There’s also inverse relationship between rates and prices for those debt securities, so when rates go up, prices go down and vice versa.
This means when the Fed does start to cut rates from 5%, you could get a tax free capital gain on investments in those debt securities realizing those current 5% rates.
When rate cuts do begin, future contributions using just debt securities will yield less than 5%, so you’ll have to rebalance your portfolio using both equity and debt securities to maintain the growth rate of 5% rate.
Sign-up for sessions today to learn more.
Trick #4: Trick #1 - 3 Could Still Apply Saving for Yourself or You’re Not a New York State Taxpayer
If you’re saving for yourself - trick #1 - 3 still work for you.
If you’re not a New York State taxpayer, you won’t be eligible for the $5,000 state income tax deduction since policies vary from state to state. Be sure to check your local laws and regulations for how your state’s 529 plans work.
For example, Massachusetts allows up to $1,000 deductions, and California doesn’t allow any as of 2024.
Conclusions
By leveraging these strategies, New York's 529 plans can be a powerful tool in your education savings arsenal. Whether you're saving for your child's future college expenses or planning ahead for your own education, understanding and utilizing these plans effectively can lead to significant savings and financial benefits.
Other things to consider:
Understand Investment Options: Choose an investment strategy that matches your risk tolerance and time horizon.

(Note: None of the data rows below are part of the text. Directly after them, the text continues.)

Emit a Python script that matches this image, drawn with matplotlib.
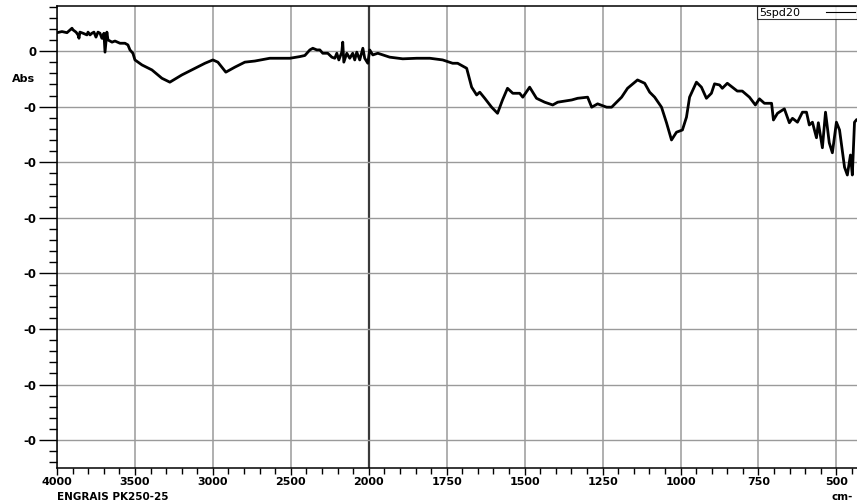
import numpy as np
import matplotlib
matplotlib.use("Agg")
import matplotlib.pyplot as plt
from matplotlib.ticker import FixedLocator, FuncFormatter

# IR spectrum of sample 5spd20 (wavenumber in cm-1, absorbance)
wavenumber = [4000, 3968, 3936, 3904, 3897, 3878, 3865, 3859, 3853, 3833,
              3808, 3801, 3788, 3776, 3763, 3750, 3737, 3724, 3712, 3705,
              3699, 3692, 3680, 3673, 3647, 3628, 3596, 3564, 3545, 3532,
              3513, 3500, 3455, 3391, 3327, 3276, 3199, 3115, 3051, 3000,
              2968, 2917, 2859, 2795, 2731, 2635, 2506, 2442, 2410, 2378,
              2359, 2333, 2314, 2295, 2263, 2237, 2218, 2205, 2192, 2173,
              2167, 2160, 2141, 2122, 2103, 2090, 2077, 2058, 2038, 2026,
              2006, 1997, 1987, 1971, 1933, 1891, 1846, 1804, 1763, 1731,
              1715, 1686, 1670, 1654, 1644, 1628, 1606, 1587, 1571, 1555,
              1538, 1516, 1506, 1484, 1462, 1436, 1410, 1394, 1349, 1330,
              1298, 1285, 1266, 1237, 1221, 1189, 1170, 1138, 1115, 1099,
              1083, 1061, 1045, 1029, 1013, 994, 981, 971, 949, 933,
              917, 901, 891, 875, 866, 850, 834, 818, 802, 779,
              760, 747, 731, 708, 702, 689, 667, 651, 641, 625,
              609, 596, 587, 577, 564, 558, 545, 535, 523, 513,
              500, 490, 474, 465, 455, 449, 442, 436]
absorbance = [0.033, 0.035, 0.033, 0.041, 0.038, 0.034, 0.029, 0.023, 0.034, 0.032,
              0.029, 0.034, 0.029, 0.032, 0.034, 0.025, 0.034, 0.032, 0.023, 0.023,
              0.032, -0.002, 0.034, 0.020, 0.016, 0.018, 0.014, 0.014, 0.011, 0.002,
              -0.004, -0.016, -0.025, -0.034, -0.049, -0.056, -0.043, -0.031, -0.022, -0.016,
              -0.020, -0.038, -0.029, -0.020, -0.018, -0.013, -0.013, -0.010, -0.008, 0.002,
              0.005, 0.002, 0.002, -0.004, -0.004, -0.011, -0.013, -0.004, -0.016, -0.002,
              0.016, -0.020, -0.004, -0.013, -0.004, -0.016, -0.002, -0.016, 0.005, -0.013,
              -0.022, 0.002, -0.007, -0.004, -0.011, -0.014, -0.013, -0.013, -0.016, -0.022,
              -0.022, -0.031, -0.065, -0.079, -0.074, -0.085, -0.101, -0.112, -0.088, -0.067,
              -0.076, -0.076, -0.083, -0.065, -0.085, -0.092, -0.097, -0.092, -0.088, -0.085,
              -0.083, -0.101, -0.095, -0.101, -0.101, -0.083, -0.067, -0.052, -0.058, -0.074,
              -0.083, -0.101, -0.129, -0.160, -0.146, -0.142, -0.119, -0.083, -0.056, -0.065,
              -0.085, -0.076, -0.059, -0.061, -0.067, -0.058, -0.065, -0.072, -0.072, -0.083,
              -0.097, -0.086, -0.094, -0.094, -0.124, -0.112, -0.104, -0.129, -0.121, -0.128,
              -0.110, -0.110, -0.133, -0.128, -0.156, -0.129, -0.174, -0.110, -0.165, -0.183,
              -0.128, -0.142, -0.209, -0.223, -0.187, -0.223, -0.128, -0.124]

x_major = [4000, 3500, 3000, 2500, 2000, 1750, 1500, 1250, 1000, 750, 500]
y_major = [0.0, -0.1, -0.2, -0.3, -0.4, -0.5, -0.6, -0.7]


# wavenumbers above 2000 are drawn at half scale
def fwd(w):
    w = np.asarray(w, dtype=float)
    return np.where(w > 2000, 2000 + (w - 2000) / 2, w)


def inv(u):
    u = np.asarray(u, dtype=float)
    return np.where(u > 2000, 2000 + (u - 2000) * 2, u)


plt.rcParams['font.family'] = 'DejaVu Sans'

fig = plt.figure(figsize=(8.57, 5.01), dpi=100)
ax = fig.add_axes([57 / 857, 1 - 468 / 501, 1 - 57 / 857, (468 - 6) / 501])

ax.set_xscale('function', functions=(fwd, inv))
ax.plot(wavenumber, absorbance, color='black', lw=2.0, label='5spd20', zorder=3)
ax.set_xlim(4000, 434)
ax.set_ylim(-0.750, 0.081)

ax.xaxis.set_major_locator(FixedLocator(x_major))
x_minor = list(range(3900, 2000, -100)) + list(range(1950, 400, -50))
ax.xaxis.set_minor_locator(FixedLocator([v for v in x_minor if v not in x_major]))
ax.xaxis.set_major_formatter(FuncFormatter(lambda v, p: '%d' % v))

ax.yaxis.set_major_locator(FixedLocator(y_major))
ax.yaxis.set_minor_locator(FixedLocator(np.arange(0.08, -0.76, -0.02)))
ax.yaxis.set_major_formatter(FuncFormatter(lambda v, p: '0' if abs(v) < 1e-9 else '-0'))

ax.tick_params(axis='x', which='major', length=5, width=1, pad=1.5, labelsize=8)
ax.tick_params(axis='x', which='minor', length=4, width=1)
ax.tick_params(axis='y', which='major', length=13, width=1, pad=2, labelsize=8.5)
ax.tick_params(axis='y', which='minor', length=6, width=1)
for lab in ax.get_xticklabels() + ax.get_yticklabels():
    lab.set_fontweight('bold')

for w in x_major:
    if w == 2000:
        ax.axvline(w, color='#3a3a3a', lw=1.6, zorder=1)
    else:
        ax.axvline(w, color='#9a9a9a', lw=1.1, zorder=1)
for a in y_major:
    ax.axhline(a, color='#9a9a9a', lw=1.0, zorder=1)

for side in ['left', 'bottom', 'top']:
    ax.spines[side].set_linewidth(1.1)
ax.spines['right'].set_visible(False)

fig.text(12 / 857, 1 - 79 / 501, 'Abs', fontsize=8, fontweight='bold', va='center', ha='left')
fig.text(57 / 857, 1 - 500 / 501, 'ENGRAIS PK250-25', fontsize=7.5, fontweight='bold',
         va='baseline', ha='left')
fig.text(832 / 857, 1 - 500 / 501, 'cm-', fontsize=7.5, fontweight='bold',
         va='baseline', ha='left')

leg = ax.legend(loc='upper right', markerfirst=False, fontsize=8, frameon=True,
                fancybox=False, borderaxespad=0, borderpad=0.15, handlelength=2.6,
                handletextpad=2.4, bbox_to_anchor=(1.0, 1.0))
leg.get_frame().set_edgecolor('black')
leg.get_frame().set_linewidth(0.8)
leg.get_lines()[0].set_linewidth(0.8)

fig.savefig('out.png', dpi=100)
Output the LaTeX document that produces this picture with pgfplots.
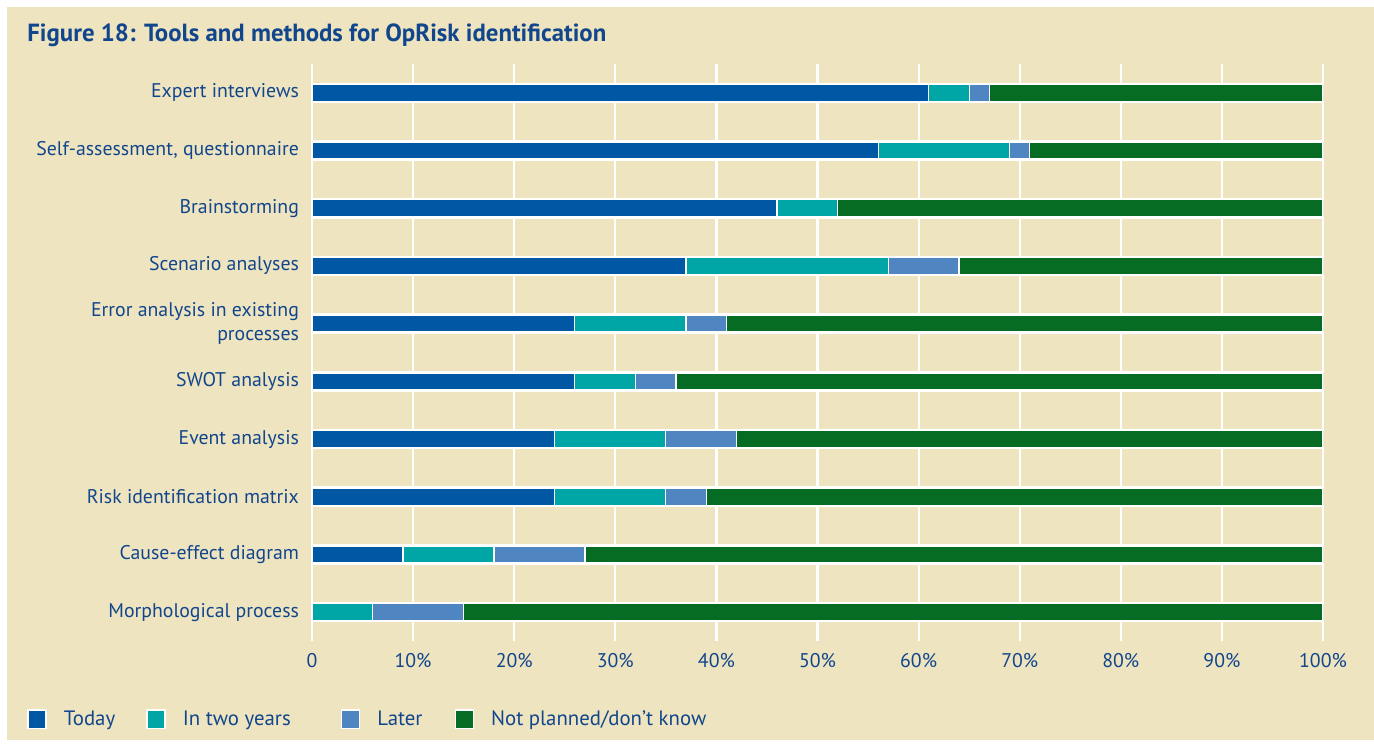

As the beneficiary gets closer to college age, consider shifting to more conservative investments to protect against market volatility.
Take Advantage of Tax Benefits: Make sure to contribute enough to maximize state tax deductions if you're a New York taxpayer.
Use for a Broad Range of Education Expenses: Remember that funds from 529 plans can be used not just for tuition, but also for other qualified expenses, including room and board, books, and supplies.
Plan Contributions Around Gift Tax Limits: Contributions to 529 plans are considered gifts for tax purposes. In 2023, you can contribute up to $16,000 per year ($32,000 for married couples) without triggering the federal gift tax, and you can even front-load five years' worth of contributions in a single year.